[By Nic Lindh on Saturday, 16 August 2008]
The powers that be at work decided that all minions had to read Who Moved My Cheese?, and since I like to read anyway, and have been low-grade curious about this book for a long time, I was a good boy and plowed through it.
Which took all of 15 minutes. Really. Without skimming.
According to the blurbs on the book itself, Who Moved My Cheese has changed the lives of countless people, and has shook more people than there are stars in the galaxy to the very core of their beings. We’ll get to that in a moment.
The book is really divided into two parts, the Who Moved My Cheese parable itself about two mice and two little people looking for cheese in a maze, and a “discussion” at a high school reunion between what I can only judge to be four stroke victims.
The parable itself is not bad—it cuts to the chase† and provides some food for thought, even though it’s glib and breathlessly optimistic.

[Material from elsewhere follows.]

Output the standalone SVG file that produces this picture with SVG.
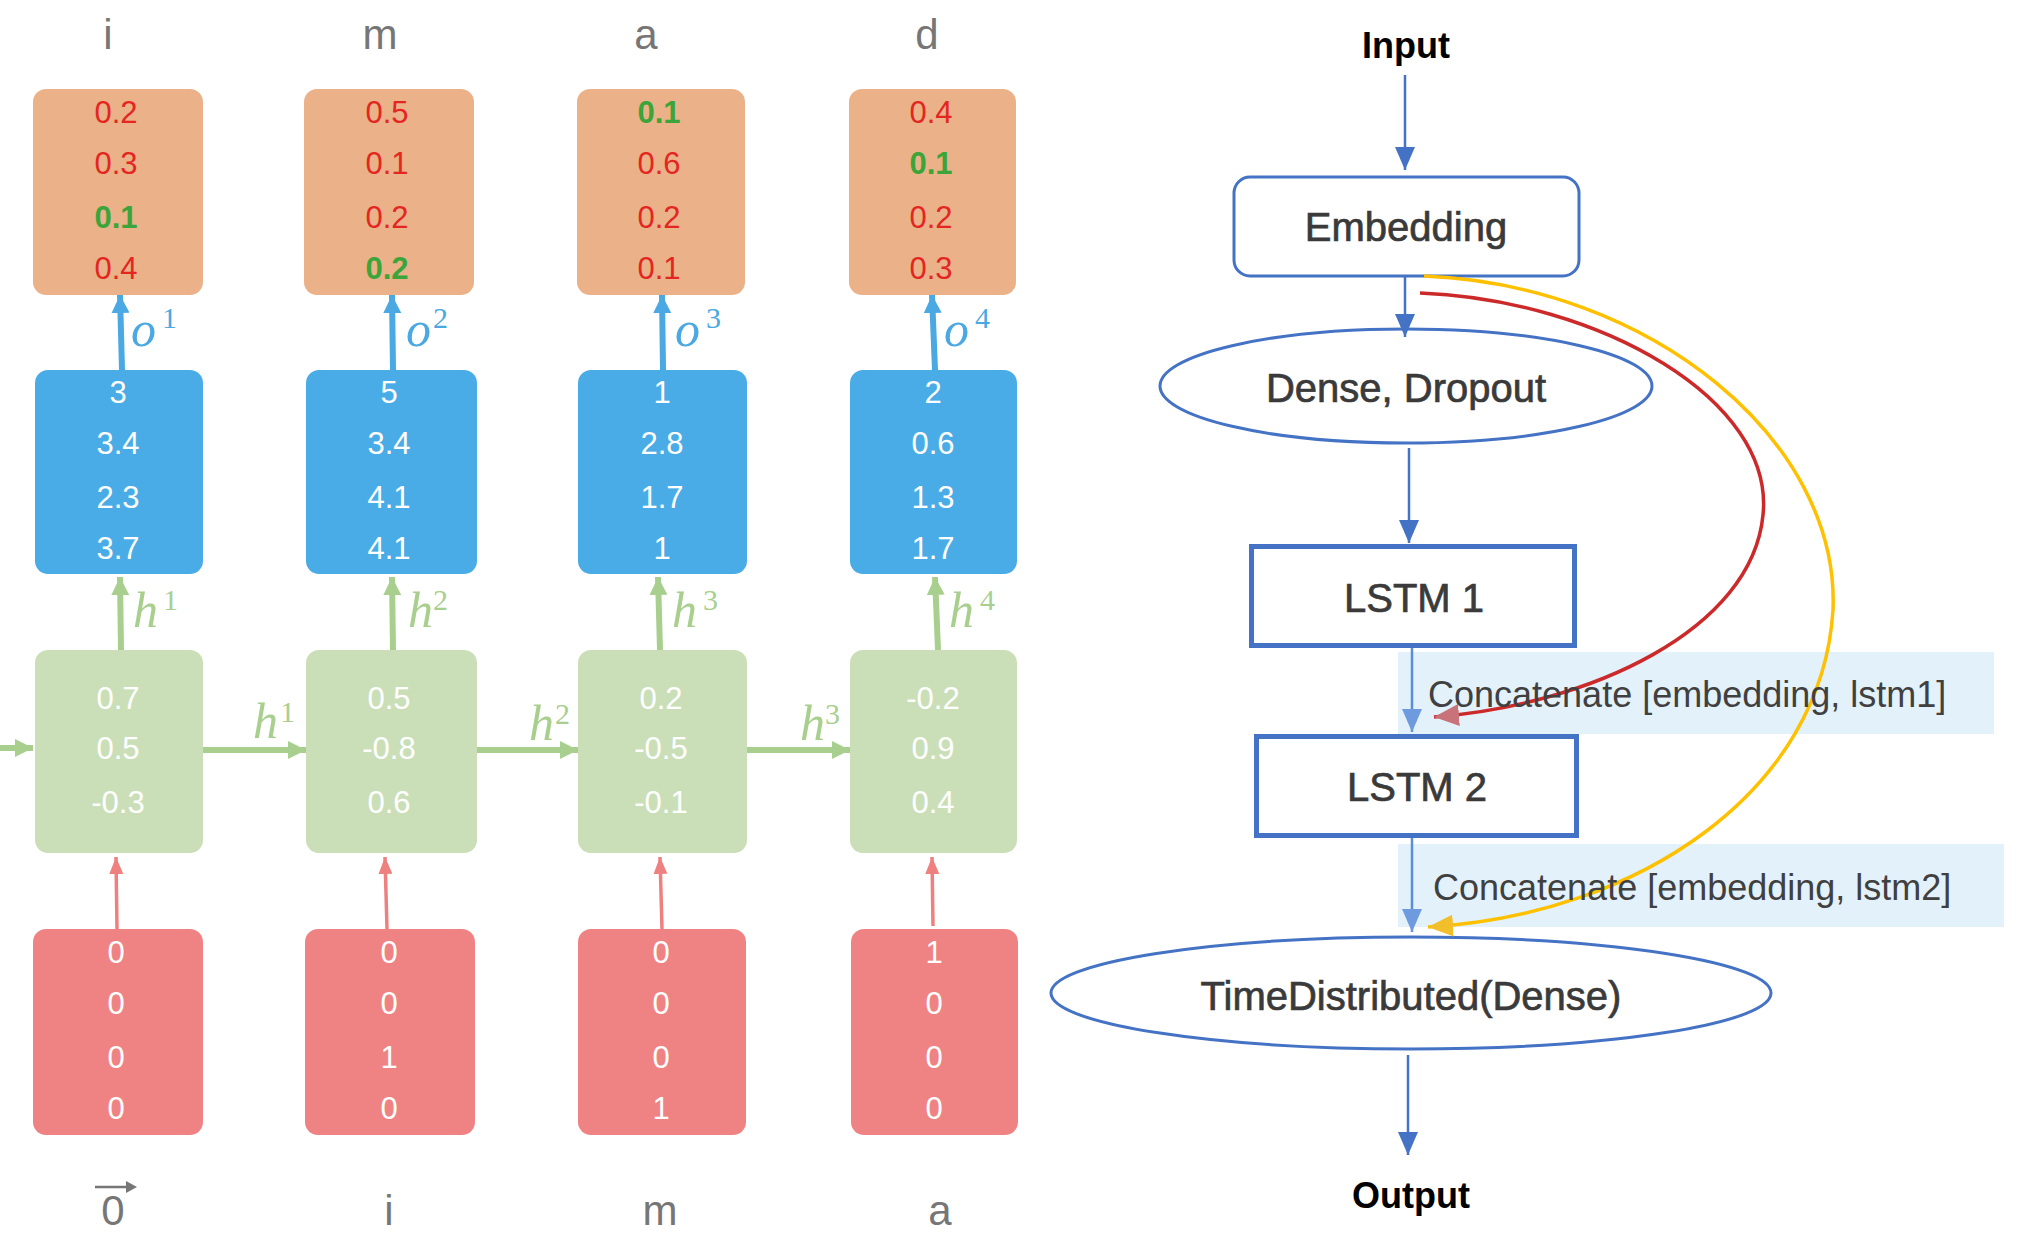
<svg xmlns="http://www.w3.org/2000/svg" width="2034" height="1235" viewBox="0 0 2034 1235">
<defs>
<style>
.num{font-family:"Liberation Sans",Arial,sans-serif;font-size:31px;text-anchor:middle}
.w{fill:#ffffff}
.r{fill:#e3261f}
.g{fill:#3aa53a;font-weight:bold}
.lbl{font-family:"Liberation Sans",Arial,sans-serif;font-size:42px;fill:#767676;text-anchor:middle}
.mi{font-family:"Liberation Serif","Times New Roman",serif;font-style:italic}
.sup{font-family:"Liberation Serif","Times New Roman",serif;font-size:30px}
.ob{fill:#4aa8e2}
.gb{fill:#a9cf8f}
.orange{fill:#ebb189}
.blue{fill:#4aace6}
.green{fill:#cadfb8}
.red{fill:#ef8383}
.node{fill:#ffffff;stroke:#4472c4;stroke-width:3}
.nt{font-family:"Liberation Sans",Arial,sans-serif;font-size:40px;fill:#3a3a3a;stroke:#3a3a3a;stroke-width:0.7;text-anchor:middle}
.io{font-family:"Liberation Sans",Arial,sans-serif;font-size:36px;font-weight:bold;fill:#000000;text-anchor:middle}
.ct{font-family:"Liberation Sans",Arial,sans-serif;font-size:36px;fill:#404040}
.band{fill:#e3f1fb}
.flow{stroke:#4472c4;stroke-width:2.5;fill:none;marker-end:url(#ah)}
.flowl{stroke:#5b8ed6;stroke-width:2.5;fill:none;marker-end:url(#ahl)}
</style>
<marker id="ah" markerUnits="userSpaceOnUse" markerWidth="24" markerHeight="20" refX="23" refY="10" orient="auto"><path d="M0,0 L23,10 L0,20 z" fill="#4472c4"/></marker>
<marker id="ahl" markerUnits="userSpaceOnUse" markerWidth="24" markerHeight="20" refX="23" refY="10" orient="auto"><path d="M0,0 L23,10 L0,20 z" fill="#6e9be0"/></marker>
<marker id="ahb" markerUnits="userSpaceOnUse" markerWidth="19" markerHeight="18" refX="18" refY="9" orient="auto"><path d="M0,0 L18,9 L0,18 z" fill="#4aa8e2"/></marker>
<marker id="ahg" markerUnits="userSpaceOnUse" markerWidth="19" markerHeight="18" refX="18" refY="9" orient="auto"><path d="M0,0 L18,9 L0,18 z" fill="#a9cf8f"/></marker>
<marker id="ahr" markerUnits="userSpaceOnUse" markerWidth="18" markerHeight="14" refX="17" refY="7" orient="auto"><path d="M0,0 L17,7 L0,14 z" fill="#ee8080"/></marker>
<marker id="ahred" markerUnits="userSpaceOnUse" markerWidth="26" markerHeight="22" refX="25" refY="11" orient="auto"><path d="M0,0 L25,11 L0,22 z" fill="#c8727a"/></marker>
<marker id="ahy" markerUnits="userSpaceOnUse" markerWidth="26" markerHeight="22" refX="25" refY="11" orient="auto"><path d="M0,0 L25,11 L0,22 z" fill="#f2bf2a"/></marker>
</defs>
<rect width="2034" height="1235" fill="#ffffff"/>

<!-- top labels -->
<g id="top-labels">
<text class="lbl" x="108" y="49">i</text>
<text class="lbl" x="380" y="49">m</text>
<text class="lbl" x="646" y="49">a</text>
<text class="lbl" x="927" y="49">d</text>
</g>

<!-- orange output boxes -->
<g id="out1"><rect class="orange" x="33" y="89" width="170" height="206" rx="13"/>
<text class="num r" x="116" y="123">0.2</text><text class="num r" x="116" y="174">0.3</text><text class="num g" x="116" y="228">0.1</text><text class="num r" x="116" y="279">0.4</text></g>
<g id="out2"><rect class="orange" x="304" y="89" width="170" height="206" rx="13"/>
<text class="num r" x="387" y="123">0.5</text><text class="num r" x="387" y="174">0.1</text><text class="num r" x="387" y="228">0.2</text><text class="num g" x="387" y="279">0.2</text></g>
<g id="out3"><rect class="orange" x="577" y="89" width="168" height="206" rx="13"/>
<text class="num g" x="659" y="123">0.1</text><text class="num r" x="659" y="174">0.6</text><text class="num r" x="659" y="228">0.2</text><text class="num r" x="659" y="279">0.1</text></g>
<g id="out4"><rect class="orange" x="849" y="89" width="167" height="206" rx="13"/>
<text class="num r" x="931" y="123">0.4</text><text class="num g" x="931" y="174">0.1</text><text class="num r" x="931" y="228">0.2</text><text class="num r" x="931" y="279">0.3</text></g>

<!-- blue boxes -->
<g id="dense1"><rect class="blue" x="35" y="370" width="168" height="204" rx="13"/>
<text class="num w" x="118" y="403">3</text><text class="num w" x="118" y="454">3.4</text><text class="num w" x="118" y="508">2.3</text><text class="num w" x="118" y="559">3.7</text></g>
<g id="dense2"><rect class="blue" x="306" y="370" width="171" height="204" rx="13"/>
<text class="num w" x="389" y="403">5</text><text class="num w" x="389" y="454">3.4</text><text class="num w" x="389" y="508">4.1</text><text class="num w" x="389" y="559">4.1</text></g>
<g id="dense3"><rect class="blue" x="578" y="370" width="169" height="204" rx="13"/>
<text class="num w" x="662" y="403">1</text><text class="num w" x="662" y="454">2.8</text><text class="num w" x="662" y="508">1.7</text><text class="num w" x="662" y="559">1</text></g>
<g id="dense4"><rect class="blue" x="850" y="370" width="167" height="204" rx="13"/>
<text class="num w" x="933" y="403">2</text><text class="num w" x="933" y="454">0.6</text><text class="num w" x="933" y="508">1.3</text><text class="num w" x="933" y="559">1.7</text></g>

<!-- green boxes -->
<g id="rnn1"><rect class="green" x="35" y="650" width="168" height="203" rx="13"/>
<text class="num w" x="118" y="709">0.7</text><text class="num w" x="118" y="759">0.5</text><text class="num w" x="118" y="813">-0.3</text></g>
<g id="rnn2"><rect class="green" x="306" y="650" width="171" height="203" rx="13"/>
<text class="num w" x="389" y="709">0.5</text><text class="num w" x="389" y="759">-0.8</text><text class="num w" x="389" y="813">0.6</text></g>
<g id="rnn3"><rect class="green" x="578" y="650" width="169" height="203" rx="13"/>
<text class="num w" x="661" y="709">0.2</text><text class="num w" x="661" y="759">-0.5</text><text class="num w" x="661" y="813">-0.1</text></g>
<g id="rnn4"><rect class="green" x="850" y="650" width="167" height="203" rx="13"/>
<text class="num w" x="933" y="709">-0.2</text><text class="num w" x="933" y="759">0.9</text><text class="num w" x="933" y="813">0.4</text></g>

<!-- red input boxes -->
<g id="in1"><rect class="red" x="33" y="929" width="170" height="206" rx="13"/>
<text class="num w" x="116" y="963">0</text><text class="num w" x="116" y="1014">0</text><text class="num w" x="116" y="1068">0</text><text class="num w" x="116" y="1119">0</text></g>
<g id="in2"><rect class="red" x="305" y="929" width="170" height="206" rx="13"/>
<text class="num w" x="389" y="963">0</text><text class="num w" x="389" y="1014">0</text><text class="num w" x="389" y="1068">1</text><text class="num w" x="389" y="1119">0</text></g>
<g id="in3"><rect class="red" x="578" y="929" width="168" height="206" rx="13"/>
<text class="num w" x="661" y="963">0</text><text class="num w" x="661" y="1014">0</text><text class="num w" x="661" y="1068">0</text><text class="num w" x="661" y="1119">1</text></g>
<g id="in4"><rect class="red" x="851" y="929" width="167" height="206" rx="13"/>
<text class="num w" x="934" y="963">1</text><text class="num w" x="934" y="1014">0</text><text class="num w" x="934" y="1068">0</text><text class="num w" x="934" y="1119">0</text></g>

<!-- bottom labels -->
<g id="bottom-labels">
<text class="lbl" x="113" y="1225">0</text>
<line x1="95" y1="1187" x2="128" y2="1187" stroke="#767676" stroke-width="2.5"/>
<path d="M126,1181 L137,1187 L126,1193 z" fill="#767676"/>
<text class="lbl" x="389" y="1225">i</text>
<text class="lbl" x="660" y="1225">m</text>
<text class="lbl" x="940" y="1225">a</text>
</g>

<!-- left connectors -->
<g id="rnn-connectors" fill="none">
<g stroke="#4aa8e2" stroke-width="6" marker-end="url(#ahb)">
<line x1="122" y1="370" x2="120" y2="295"/>
<line x1="393" y1="370" x2="392" y2="295"/>
<line x1="663" y1="370" x2="662" y2="295"/>
<line x1="935" y1="370" x2="932" y2="295"/>
</g>
<g stroke="#a9cf8f" stroke-width="6" marker-end="url(#ahg)">
<line x1="121" y1="650" x2="120" y2="577"/>
<line x1="393" y1="650" x2="392" y2="577"/>
<line x1="660" y1="650" x2="658" y2="577"/>
<line x1="938" y1="650" x2="935" y2="577"/>
<line x1="0" y1="748" x2="33" y2="748"/>
<line x1="203" y1="750" x2="306" y2="750"/>
<line x1="477" y1="750" x2="578" y2="750"/>
<line x1="747" y1="750" x2="850" y2="750"/>
</g>
<g stroke="#ee8080" stroke-width="3.5" marker-end="url(#ahr)">
<line x1="117" y1="929" x2="116" y2="857"/>
<line x1="387" y1="929" x2="385" y2="857"/>
<line x1="662" y1="929" x2="660" y2="857"/>
<line x1="933" y1="926" x2="932" y2="857"/>
</g>
</g>

<!-- math labels -->
<g id="math-labels">
<g class="ob">
<text class="mi" font-size="50" x="131" y="346">o</text><text class="sup" x="162" y="328">1</text>
<text class="mi" font-size="50" x="406" y="346">o</text><text class="sup" x="433" y="328">2</text>
<text class="mi" font-size="50" x="675" y="346">o</text><text class="sup" x="706" y="328">3</text>
<text class="mi" font-size="50" x="944" y="346">o</text><text class="sup" x="975" y="328">4</text>
</g>
<g class="gb">
<text class="mi" font-size="50" x="133" y="627">h</text><text class="sup" x="163" y="610">1</text>
<text class="mi" font-size="50" x="408" y="627">h</text><text class="sup" x="433" y="610">2</text>
<text class="mi" font-size="50" x="672" y="627">h</text><text class="sup" x="703" y="610">3</text>
<text class="mi" font-size="50" x="949" y="627">h</text><text class="sup" x="980" y="610">4</text>
<text class="mi" font-size="50" x="253" y="738">h</text><text class="sup" x="280" y="722">1</text>
<text class="mi" font-size="50" x="529" y="740">h</text><text class="sup" x="555" y="724">2</text>
<text class="mi" font-size="50" x="800" y="740">h</text><text class="sup" x="825" y="724">3</text>
</g>
</g>

<!-- right: model graph -->
<g id="band1"><rect class="band" x="1398" y="652" width="596" height="82"/></g>
<g id="band2"><rect class="band" x="1398" y="844" width="606" height="83"/></g>

<g id="input"><text class="io" x="1406" y="58">Input</text></g>
<g id="embedding"><rect class="node" x="1234" y="177" width="345" height="99" rx="16"/><text class="nt" x="1406" y="241">Embedding</text></g>
<g id="dense-dropout"><ellipse class="node" cx="1406" cy="386" rx="246" ry="57"/><text class="nt" x="1406" y="402">Dense, Dropout</text></g>
<g id="lstm1"><rect class="node" style="stroke-width:5" x="1251.5" y="546.5" width="323" height="99"/><text class="nt" x="1414" y="612">LSTM 1</text></g>
<g id="lstm2"><rect class="node" style="stroke-width:5" x="1256.5" y="736.5" width="320" height="99"/><text class="nt" x="1417" y="801">LSTM 2</text></g>
<g id="timedistributed"><ellipse class="node" cx="1411" cy="993" rx="360" ry="56"/><text class="nt" x="1411" y="1010">TimeDistributed(Dense)</text></g>
<g id="output"><text class="io" x="1411" y="1208">Output</text></g>

<g id="connectors">
<line class="flow" x1="1405" y1="75" x2="1405" y2="170"/>
<line class="flow" x1="1405" y1="277" x2="1405" y2="337"/>
<line class="flow" x1="1409" y1="448" x2="1409" y2="543"/>
<line class="flowl" x1="1412" y1="648" x2="1412" y2="732"/>
<line class="flowl" x1="1412" y1="838" x2="1412" y2="932"/>
<line class="flow" x1="1408" y1="1055" x2="1408" y2="1155"/>
<path d="M1420,293 C1600,300 1775,400 1763,515 C1752,630 1590,705 1434,717" fill="none" stroke="#cc2a2a" stroke-width="3.5" marker-end="url(#ahred)"/>
<path d="M1424,276 C1650,285 1840,440 1833,610 C1822,790 1640,915 1428,927" fill="none" stroke="#ffc000" stroke-width="3.5" marker-end="url(#ahy)"/>
</g>

<g id="concat-labels">
<text class="ct" x="1428" y="707">Concatenate [embedding, lstm1]</text>
<text class="ct" x="1433" y="900">Concatenate [embedding, lstm2]</text>
</g>
</svg>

But the discussion! Oh, the discussion! It’s all on the level of “Hey, I had no idea what to do and my life was going to hell, and I had no idea what was going on until you shared this wonderful, wonderful story with me and now I totally know what I have to do!”
Seriously, if you read this book and it changes your whole outlook, good for you. Glad you got value out of it. That being said, how about you turn off the TV, stop reading mouth-breather management books, and start reading grownup books? Please.
Also, you probably shouldn’t be allowed to vote.
†It took a lot of restraint to not use the word cheese instead of chase.